• _Instruction_
Pictures in the data should be dropped; transcribe exactly the lines from the one that has "Generate a LaTeX" through the one that has "(object.south) |- (autlmgt.west);".

• _Records from a dataset_
******************************
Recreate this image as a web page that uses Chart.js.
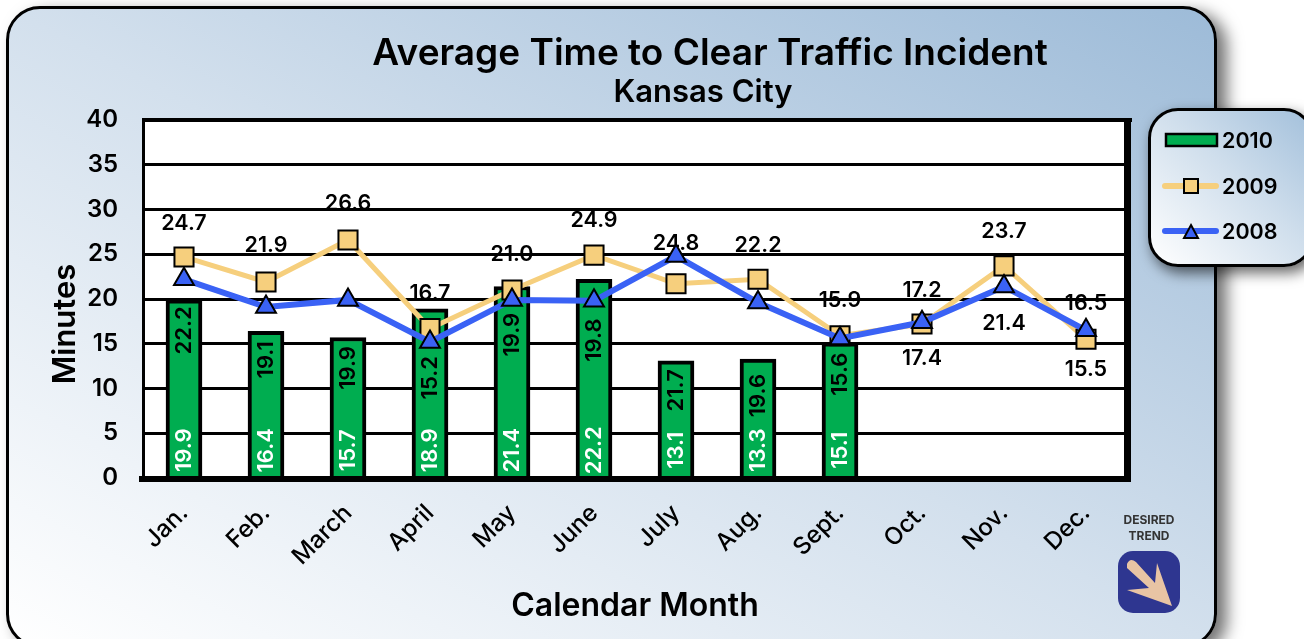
<!DOCTYPE html>
<html>
<head>
	<meta charset="utf-8">
	<title>Average Time to Clear Traffic Incident</title>
	<script src="https://cdn.jsdelivr.net/npm/chart.js"></script>
	<style>
		html, body { margin: 0; padding: 0; width: 1304px; height: 639px; overflow: hidden; background: #fff; font-family: Inter, sans-serif; color: #000; }
		#card { position: absolute; left: 6px; top: 6px; width: 1205px; height: 636px; border: 3px solid #000; border-radius: 34px;
			background: linear-gradient(to top right, #ffffff 0%, #d3e0ed 50%, #9dbbd8 100%); box-shadow: 10px 6px 16px rgba(0,0,0,.55); }
		#c { position: absolute; left: 0; top: 0; }
		.title { position: absolute; left: 310px; width: 800px; text-align: center; white-space: nowrap; font-weight: 600; }
		#t1 { top: 29px; font-size: 37px; }
		#t2 { top: 72px; font-size: 31px; margin-left: -7px; }
		#legend { position: absolute; left: 1148px; top: 108px; width: 160px; height: 153px; border: 3px solid #000; border-radius: 30px;
			background: linear-gradient(to top right, #ffffff 0%, #cfdeec 55%, #a3c0db 100%); box-shadow: 4px 6px 14px rgba(0,0,0,.6); }
		#legend svg { position: absolute; left: 0; top: 0; }
		#legend span { position: absolute; left: 71px; font-size: 21.5px; font-weight: 600; line-height: 28px; }
		#trend { position: absolute; left: 1099px; top: 512px; width: 100px; text-align: center; font-size: 12px; line-height: 16px; font-weight: 700; color: #333; }
		#arrow { position: absolute; left: 1118px; top: 551px; }
	</style>
</head>
<body>
	<div id="card"></div>
	<canvas id="c" width="1304" height="639"></canvas>
	<div class="title" id="t1">Average Time to Clear Traffic Incident</div>
	<div class="title" id="t2">Kansas City</div>

	<div id="legend">
		<svg width="160" height="153">
			<rect x="15" y="23" width="51" height="12" fill="#00ad50" stroke="#000" stroke-width="2.5"/>
			<line x1="14" y1="75" x2="65" y2="75" stroke="#f6cf7d" stroke-width="6" stroke-linecap="round"/>
			<rect x="33" y="68" width="14" height="14" fill="#f6cf7d" stroke="#000" stroke-width="2"/>
			<line x1="14" y1="120" x2="65" y2="120" stroke="#3a62f5" stroke-width="6" stroke-linecap="round"/>
			<polygon points="40,114 47,127 33,127" fill="#3a62f5" stroke="#000" stroke-width="2"/>
		</svg>
		<span style="top:15px">2010</span>
		<span style="top:61px">2009</span>
		<span style="top:106px">2008</span>
	</div>

	<div id="trend">DESIRED<br>TREND</div>
	<svg id="arrow" width="62" height="62" viewBox="0 0 62 62">
		<rect width="62" height="62" rx="15" fill="#2e3690"/>
		<path d="M9 13 Q12 6 18 11 L37 32 L39 12 L54 55 L9 39 L31 37 L9 17 Z" fill="#e8c4a4"/>
	</svg>

	<script>
		const months = ['Jan.', 'Feb.', 'March', 'April', 'May', 'June', 'July', 'Aug.', 'Sept.', 'Oct.', 'Nov.', 'Dec.'];
		const values2010 = [19.9, 16.4, 15.7, 18.9, 21.4, 22.2, 13.1, 13.3, 15.1];
		const values2009 = [24.7, 21.9, 26.6, 16.7, 21.0, 24.9, 21.7, 22.2, 15.9, 17.2, 23.7, 15.5];
		const values2008 = [22.2, 19.1, 19.9, 15.2, 19.9, 19.8, 24.8, 19.6, 15.6, 17.4, 21.4, 16.5];
		const yTicks = [0, 5, 10, 15, 20, 25, 30, 35, 40];

		const fontFamily = 'Inter, sans-serif';

		// where each line label sits: px offset from its point, or 'v' + axis value for the upright ones in the bars
		const place2009 = [-33, -36, -36, -35, -36, -35, 'v9.8', -34, -35, -34, -34, 30];
		const place2008 = ['v16.5', 'v13.2', 'v12.3', 'v11.2', 'v16', 'v15.4', -13, 'v9.2', 'v11.6', 36, 37, -27];

		function text(ctx, str, x, y, color, size, rotate, weight) {
			ctx.save();
			ctx.translate(x, y);
			if (rotate) ctx.rotate(-Math.PI / 2);
			ctx.font = (weight || '600') + ' ' + size + 'px ' + fontFamily;
			ctx.fillStyle = color;
			ctx.textAlign = 'center';
			ctx.textBaseline = 'middle';
			ctx.fillText(str, 0, 0);
			ctx.restore();
		}

		function drawLineLabels(chart, upright) {
			const ctx = chart.ctx;
			const sets = [[values2009, place2009, 1], [values2008, place2008, 2]];
			sets.forEach(function (set) {
				const meta = chart.getDatasetMeta(set[2]);
				set[0].forEach(function (v, i) {
					const p = set[1][i];
					const isV = typeof p === 'string';
					if (isV !== upright) return;
					const pt = meta.data[i];
					if (isV) text(ctx, v.toFixed(1), pt.x, chart.scales.y.getPixelForValue(parseFloat(p.slice(1))), '#000', 22, true);
					else text(ctx, v.toFixed(1), pt.x, pt.y + p, '#000', 21.5, false);
				});
			});
		}

		const panelPlugin = {
			id: 'panel',
			// white plot and the horizontal labels go under the grid lines, as in the original
			beforeDraw(chart) {
				const a = chart.chartArea;
				chart.ctx.fillStyle = '#fff';
				chart.ctx.fillRect(a.left, a.top, a.width, a.bottom - a.top);
				drawLineLabels(chart, false);
			},
			afterDatasetsDraw(chart) {
				const ctx = chart.ctx;
				const a = chart.chartArea;
				// bars values at the foot of each bar
				const meta = chart.getDatasetMeta(0);
				values2010.forEach(function (v, i) {
					text(ctx, v.toFixed(1), meta.data[i].x, chart.scales.y.getPixelForValue(3.1), '#fff', 22, true);
				});
				drawLineLabels(chart, true);
				// plot frame
				ctx.fillStyle = '#000';
				ctx.fillRect(a.left - 1, a.top - 2, a.width + 6, 4);
				ctx.fillRect(a.left - 1, a.top - 2, 3, a.bottom - a.top + 6);
				ctx.fillRect(a.right - 3, a.top - 2, 7, a.bottom - a.top + 6);
				ctx.fillRect(a.left - 4, a.bottom - 2, a.width + 8, 6);
			},
			afterDraw(chart) {
				text(chart.ctx, 'Minutes', 66, 324, '#000', 31, true);
			}
		};

		new Chart(document.getElementById('c'), {
			data: {
				labels: months,
				datasets: [
					{ type: 'bar', label: '2010', data: values2010, order: 3, backgroundColor: '#00ad50', borderColor: '#000', borderWidth: 4, barThickness: 36 },
					{ type: 'line', label: '2009', data: values2009, order: 2, borderColor: '#f6cf7d', borderWidth: 5, tension: 0, pointStyle: 'rect', pointRadius: 13.5, pointBackgroundColor: '#f6cf7d', pointBorderColor: '#000', pointBorderWidth: 2 },
					{ type: 'line', label: '2008', data: values2008, order: 1, borderColor: '#3a62f5', borderWidth: 6, tension: 0, pointStyle: 'triangle', pointRadius: 11.5, pointBackgroundColor: '#3a62f5', pointBorderColor: '#000', pointBorderWidth: 2 }
				]
			},
			options: {
				responsive: false,
				animation: false,
				layout: { padding: { top: 120, right: 177, left: 0, bottom: 0 } },
				plugins: { legend: { display: false }, title: { display: false }, tooltip: { enabled: false } },
				scales: {
					x: {
						grid: { display: false },
						border: { display: false },
						afterFit(scale) { scale.height = 161; },
						ticks: { color: '#000', font: { family: fontFamily, size: 24, weight: '500' }, minRotation: 45, maxRotation: 45, padding: 13 },
						title: { display: true, text: 'Calendar Month', color: '#000', font: { family: fontFamily, size: 32, weight: '600' }, padding: { top: 0, bottom: 13 } }
					},
					y: {
						min: 0,
						max: 40,
						afterBuildTicks(scale) { scale.ticks = yTicks.map(function (v) { return { value: v }; }); },
						afterFit(scale) { scale.width = 143; },
						grid: { color: '#000', lineWidth: 3, drawTicks: false },
						border: { display: false },
						ticks: { color: '#000', font: { family: fontFamily, size: 24, weight: '600' }, padding: 25 }
					}
				}
			},
			plugins: [panelPlugin]
		});
	</script>
</body>
</html>
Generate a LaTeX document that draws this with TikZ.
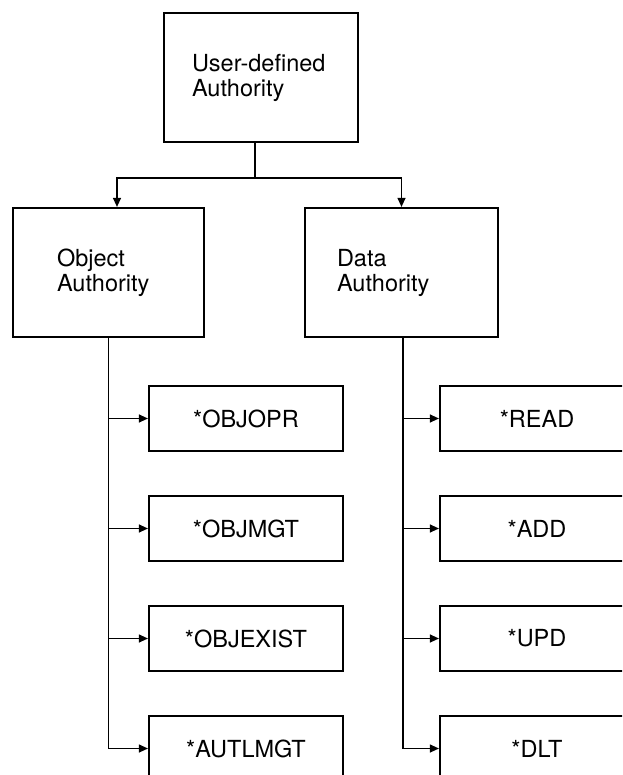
\documentclass[tikz,border=0pt]{standalone}
\usepackage{fontspec}
\setmainfont{TeX Gyre Heros}
\usetikzlibrary{arrows.meta,calc}

\begin{document}
\begin{tikzpicture}[x=1pt,y=-1pt,
    font=\fontsize{23.5}{25}\selectfont,
    authbox/.style={draw, line width=2.2pt, minimum height=129pt, align=left},
    permbox/.style={draw, line width=2.2pt, minimum width=194pt, minimum height=65pt},
    link/.style={line width=1.2pt},
    linkarrow/.style={link, -{Triangle[length=9pt,width=8pt]}}]

	\useasboundingbox (0,0) rectangle (622,775);
	\clip (0,0) rectangle (622,775);

	% authority boxes
	\node[authbox, inner xsep=28pt, text width=138pt] (user) at (261,77.5) {User-defined\\Authority};
	\node[authbox, inner xsep=44pt, text width=103pt] (object) at (108.5,272.5) {Object\\Authority};
	\node[authbox, inner xsep=32pt, text width=129pt] (data) at (401.5,272.5) {Data\\Authority};

	% object authorities
	\node[permbox] (objopr) at (246,418.5) {*OBJOPR};
	\node[permbox] (objmgt) at (246,528.5) {*OBJMGT};
	\node[permbox] (objexist) at (246,638.5) {*OBJEXIST};
	\node[permbox] (autlmgt) at (246,748.5) {*AUTLMGT};

	% data authorities
	\node[permbox] (read) at (537,418.5) {*READ};
	\node[permbox] (add) at (537,528.5) {*ADD};
	\node[permbox] (upd) at (537,638.5) {*UPD};
	\node[permbox] (dlt) at (537,748.5) {*DLT};

	% split below the top box
	\coordinate (split) at ($(user.south)+(-6,35)$);
	\draw[link] ([xshift=-6pt]user.south) -- (split);
	\draw[linkarrow] (split) -| ([xshift=8.5pt]object.north);
	\draw[linkarrow] (split) -| (data.north);

	\draw[linkarrow] (object.south) |- (objopr.west);
	\draw[linkarrow] (object.south) |- (objmgt.west);
	\draw[linkarrow] (object.south) |- (objexist.west);
	\draw[linkarrow] (object.south) |- (autlmgt.west);

	\draw[linkarrow] ([xshift=1.5pt]data.south) |- (read.west);
	\draw[linkarrow] ([xshift=1.5pt]data.south) |- (add.west);
	\draw[linkarrow] ([xshift=1.5pt]data.south) |- (upd.west);
	\draw[linkarrow] ([xshift=1.5pt]data.south) |- (dlt.west);
\end{tikzpicture}
\end{document}
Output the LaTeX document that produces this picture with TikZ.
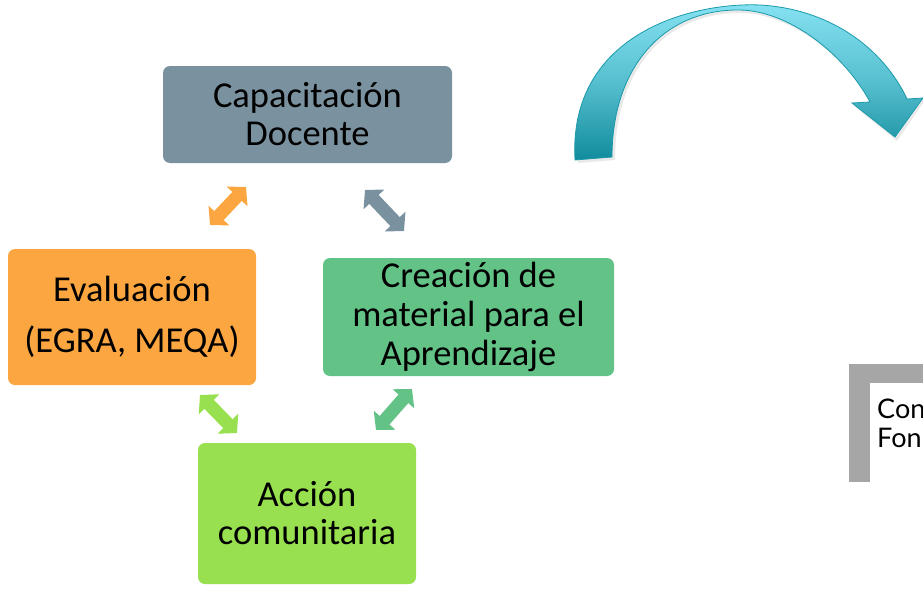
\documentclass[tikz,border=0pt]{standalone}
\usepackage{fontspec}
\setmainfont{Carlito}
\newfontfamily\gillfont{Lato}
\usetikzlibrary{arrows.meta}
\definecolor{capgray}{HTML}{7A929F}
\definecolor{evalorange}{HTML}{FBA640}
\definecolor{creagreen}{HTML}{63C387}
\definecolor{accgreen}{HTML}{98E04F}
\definecolor{barbgray}{HTML}{A6A6A6}
\definecolor{tealdark}{HTML}{118C9C}
\definecolor{teallight}{HTML}{86E2F2}
\definecolor{tealedge}{HTML}{1A9AAB}
\tikzset{
  box/.style={rounded corners=7pt, inner sep=0pt, align=center, text=black,
    font=\fontsize{36.5}{38}\selectfont},
  dbl/.style={line width=13pt,
    {Triangle[length=13pt,width=28pt]}-{Triangle[length=13pt,width=28pt]}}
}
\begin{document}
\begin{tikzpicture}[x=1pt,y=-1pt]
\useasboundingbox (0,0) rectangle (923,589);
% boxes
\node[box, fill=capgray, minimum width=289pt, minimum height=97pt] (cap) at (307.5,114.5) {Capacitación\\Docente};
\node[box, fill=evalorange, minimum width=248pt, minimum height=136pt,
      font=\fontsize{36.5}{51}\selectfont] (eva) at (132,317) {Evaluación\\(EGRA, MEQA)};
\node[box, fill=creagreen, minimum width=291pt, minimum height=118pt,
      font=\fontsize{36.5}{39}\selectfont] (cre) at (468.5,317) {Creación de\\material para el\\Aprendizaje};
\node[box, fill=accgreen, minimum width=218pt, minimum height=141pt] (acc) at (307,513.5) {Acción\\comunitaria};
% double arrows
\coordinate (a1) at (210,225); \coordinate (a2) at (246,187);
\coordinate (g1) at (365,190); \coordinate (g2) at (404,231);
\coordinate (l1) at (200,395); \coordinate (l2) at (237,433);
\coordinate (n1) at (376,430); \coordinate (n2) at (412,389);
\draw[dbl, evalorange] (a1) -- (a2);
\draw[dbl, capgray] (g1) -- (g2);
\draw[dbl, accgreen] (l1) -- (l2);
\draw[dbl, creagreen] (n1) -- (n2);
% curved arrow
\fill[black!25, opacity=0.35] (578,163) .. controls (572,40) and (690,5) .. (760,8)
  .. controls (830,12) and (885,50) .. (909,101) -- (925,100) -- (897,141) -- (854,106) -- (872,105)
  .. controls (845,55) and (790,14) .. (742,13) .. controls (665,12) and (615,70) .. (615,160) -- cycle;
\path[draw=tealedge, line width=0.8pt, top color=teallight, bottom color=tealdark, middle color=teallight!60!tealdark]
  (575,160) .. controls (568,35) and (690,2) .. (760,5)
  .. controls (830,9) and (883,48) .. (907,99) -- (923,98) -- (895,137) -- (852,103) -- (870,102)
  .. controls (843,52) and (788,11) .. (740,10) .. controls (663,9) and (612,68) .. (612,157) -- cycle;
% bracket box
\fill[barbgray] (849,364) rectangle (923,383);
\fill[barbgray] (849,364) rectangle (870,482);
\node[anchor=west, inner sep=0pt, align=left, font=\gillfont\fontsize{27}{29}\selectfont] (con) at (877,423) {Con\\Fon};
\end{tikzpicture}
\end{document}
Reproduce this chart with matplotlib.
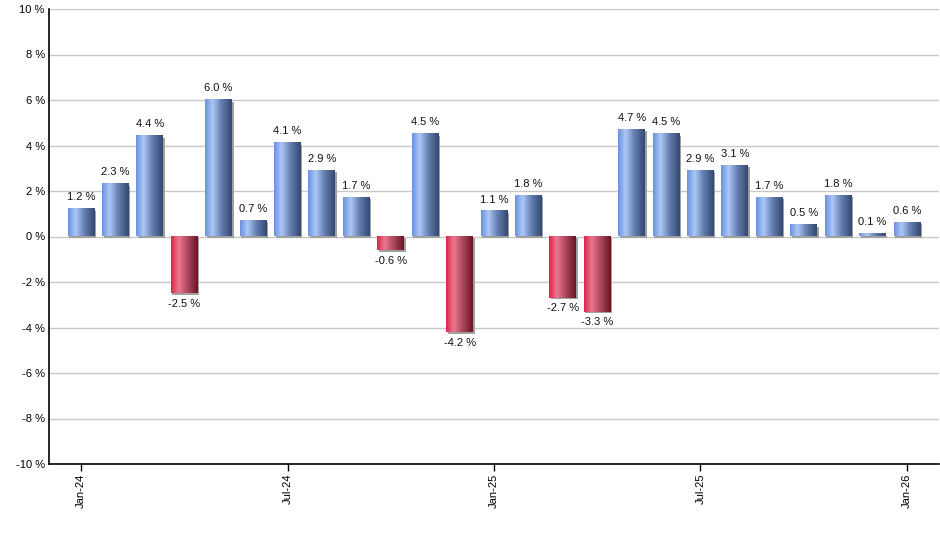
import numpy as np
import matplotlib
matplotlib.use("Agg")
import matplotlib.pyplot as plt
from matplotlib.colors import LinearSegmentedColormap
import matplotlib.transforms as mtransforms
from matplotlib.patches import Rectangle

months = ["Jan-24", "Feb-24", "Mar-24", "Apr-24", "May-24", "Jun-24", "Jul-24", "Aug-24",
          "Sep-24", "Oct-24", "Nov-24", "Dec-24", "Jan-25", "Feb-25", "Mar-25", "Apr-25",
          "May-25", "Jun-25", "Jul-25", "Aug-25", "Sep-25", "Oct-25", "Nov-25", "Dec-25", "Jan-26"]
values = [1.2, 2.3, 4.4, -2.5, 6.0, 0.7, 4.1, 2.9, 1.7, -0.6, 4.5, -4.2, 1.1, 1.8,
          -2.7, -3.3, 4.7, 4.5, 2.9, 3.1, 1.7, 0.5, 1.8, 0.1, 0.6]
tick_labels = ["Jan-24", "Jul-24", "Jan-25", "Jul-25", "Jan-26"]
y_ticks = [-10, -8, -6, -4, -2, 0, 2, 4, 6, 8, 10]

plt.rcParams['font.family'] = ['Liberation Sans', 'DejaVu Sans']

fig = plt.figure(figsize=(9.4, 5.5), dpi=100)
ax = fig.add_axes([49/940, 1-464/550, 890/940, 455/550])

blue_cmap = LinearSegmentedColormap.from_list("b", [
    (0.0, "#6a92e0"), (0.28, "#adc8f6"), (0.6, "#6680b4"), (1.0, "#34496f")])
red_cmap = LinearSegmentedColormap.from_list("r", [
    (0.0, "#dc2448"), (0.28, "#ea7890"), (0.6, "#b04a60"), (1.0, "#6a1426")])
grad = np.linspace(0, 1, 64).reshape(1, -1)

width = 0.78
x = np.arange(len(values))
shadow_tr = mtransforms.offset_copy(ax.transData, fig=fig, x=1.5, y=-1.5, units='dots')
for xi, v in zip(x, values):
    x0, x1 = xi - width/2, xi + width/2
    y0, y1 = (0, v) if v >= 0 else (v, 0)
    ax.add_patch(Rectangle((x0, y0), width, y1 - y0, transform=shadow_tr,
                           facecolor="#a0a0a0", edgecolor="none", zorder=2))
    ax.imshow(grad, cmap=blue_cmap if v >= 0 else red_cmap, extent=[x0, x1, y0, y1],
              aspect='auto', zorder=3, interpolation='bilinear')
    lbl = f"{v:.1f} %"
    if v >= 0:
        ax.annotate(lbl, (xi, v), xytext=(0, 5), textcoords='offset points',
                    ha='center', va='bottom', fontsize=8, color='#111111', zorder=4)
    else:
        ax.annotate(lbl, (xi, v), xytext=(0, -4), textcoords='offset points',
                    ha='center', va='top', fontsize=8, color='#111111', zorder=4)

ax.set_xlim(-0.93, 24.93)
ax.set_ylim(-10, 10)
ax.set_yticks(y_ticks)
ax.set_yticklabels([f"{t} %" for t in y_ticks], fontsize=8)
ax.set_xticks([months.index(t) for t in tick_labels])
ax.set_xticklabels(tick_labels, rotation=90, fontsize=8)
ax.tick_params(axis='y', length=0, pad=3)
ax.tick_params(axis='x', length=5, width=1, direction='out', pad=2)
ax.grid(axis='y', color='#c8c8c8', linewidth=1, zorder=0)
ax.set_axisbelow(True)
for s in ['top', 'right']:
    ax.spines[s].set_visible(False)
ax.spines['left'].set_linewidth(1.2)
ax.spines['bottom'].set_linewidth(1.2)

fig.savefig("out.png", dpi=100)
******************************
• _Task result_
Generate a LaTeX document that draws this with TikZ.
\documentclass[tikz,border=0pt]{standalone}
\usepackage{fontspec}
\setmainfont{TeX Gyre Heros}
\usetikzlibrary{arrows.meta,calc}

\begin{document}
\begin{tikzpicture}[x=1pt,y=-1pt,
    font=\fontsize{23.5}{25}\selectfont,
    authbox/.style={draw, line width=2.2pt, minimum height=129pt, align=left},
    permbox/.style={draw, line width=2.2pt, minimum width=194pt, minimum height=65pt},
    link/.style={line width=1.2pt},
    linkarrow/.style={link, -{Triangle[length=9pt,width=8pt]}}]

	\useasboundingbox (0,0) rectangle (622,775);
	\clip (0,0) rectangle (622,775);

	% authority boxes
	\node[authbox, inner xsep=28pt, text width=138pt] (user) at (261,77.5) {User-defined\\Authority};
	\node[authbox, inner xsep=44pt, text width=103pt] (object) at (108.5,272.5) {Object\\Authority};
	\node[authbox, inner xsep=32pt, text width=129pt] (data) at (401.5,272.5) {Data\\Authority};

	% object authorities
	\node[permbox] (objopr) at (246,418.5) {*OBJOPR};
	\node[permbox] (objmgt) at (246,528.5) {*OBJMGT};
	\node[permbox] (objexist) at (246,638.5) {*OBJEXIST};
	\node[permbox] (autlmgt) at (246,748.5) {*AUTLMGT};

	% data authorities
	\node[permbox] (read) at (537,418.5) {*READ};
	\node[permbox] (add) at (537,528.5) {*ADD};
	\node[permbox] (upd) at (537,638.5) {*UPD};
	\node[permbox] (dlt) at (537,748.5) {*DLT};

	% split below the top box
	\coordinate (split) at ($(user.south)+(-6,35)$);
	\draw[link] ([xshift=-6pt]user.south) -- (split);
	\draw[linkarrow] (split) -| ([xshift=8.5pt]object.north);
	\draw[linkarrow] (split) -| (data.north);

	\draw[linkarrow] (object.south) |- (objopr.west);
	\draw[linkarrow] (object.south) |- (objmgt.west);
	\draw[linkarrow] (object.south) |- (objexist.west);
	\draw[linkarrow] (object.south) |- (autlmgt.west);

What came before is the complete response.